SEC. 4. PUBLIC SECTOR ENERGY EFFICIENCY PROMOTION FUND.
(a) Establishment.--There is established in the Treasury of
the United States a fund, to be known as the ``Public Sector
Energy Efficiency Promotion Fund'' (referred to in this
section as the ``Fund''), consisting of such amounts as are
made available to the Fund under section 2.
(b) Grants.--
(1) In general.--On request by the Secretary of Energy
(referred to in this section as the ``Secretary''), the
Secretary of the Treasury shall transfer from the Fund to the
Secretary such amounts as the Secretary determines are
necessary to distribute grants to States to provide funds to
retrofit public buildings to increase energy efficiency.

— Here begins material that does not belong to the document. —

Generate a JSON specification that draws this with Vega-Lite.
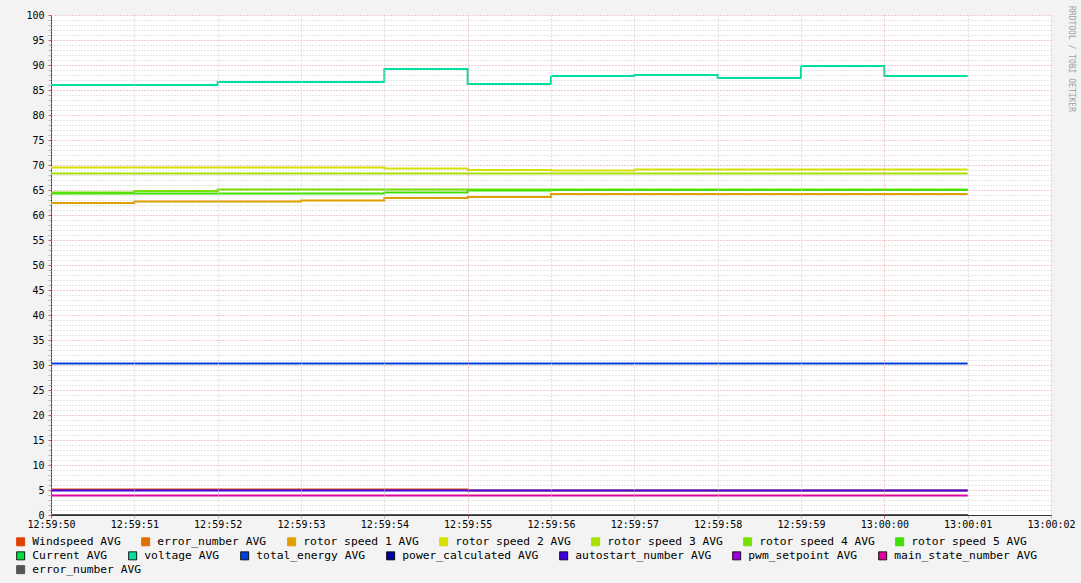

(2) Reservation for indian tribes.--The Secretary shall
reserve 1 percent of amounts transferred under paragraph (1)
to award grants to Indian tribes to carry out activities
described in this section.
(c) Allocation to States.--Grants made available under this
section shall be allocated to States in accordance with
section 543(c) of the Energy Security and Independence Act of
2007 (42 U.S.C. 17153(c)).
(d) Distribution to Political Subdivisions.--A State that
receives a grant under this section--
(1) may retain not more than 30 percent of the amount of
the grant; and
(2) shall distribute the remainder of the grant to
political subdivisions of the State through an application
process.
(e) Unobligated Funds.--Any grant amounts not obligated by
the date that is 1 year after the date of the receipt of the
grant by the State or Indian tribe shall be--
(1) returned to the Treasury of the United States; and
(2) transferred to the Private Sector Wage Subsidy Fund
established under section 3.
(f) Use of Funds.--
(1) In general.--Subject to paragraphs (2) and (3), funds
made available under this section may be used only--
(A) to retrofit public housing for increased energy
efficiency;
(B) to retrofit public buildings, libraries, and schools
for increased energy efficiency;
(C) to retrofit vacant or foreclosed homes for increased
energy efficiency; or
(D) if there are not sufficient projects to carry out
energy efficiency retrofits described in subparagraphs (A)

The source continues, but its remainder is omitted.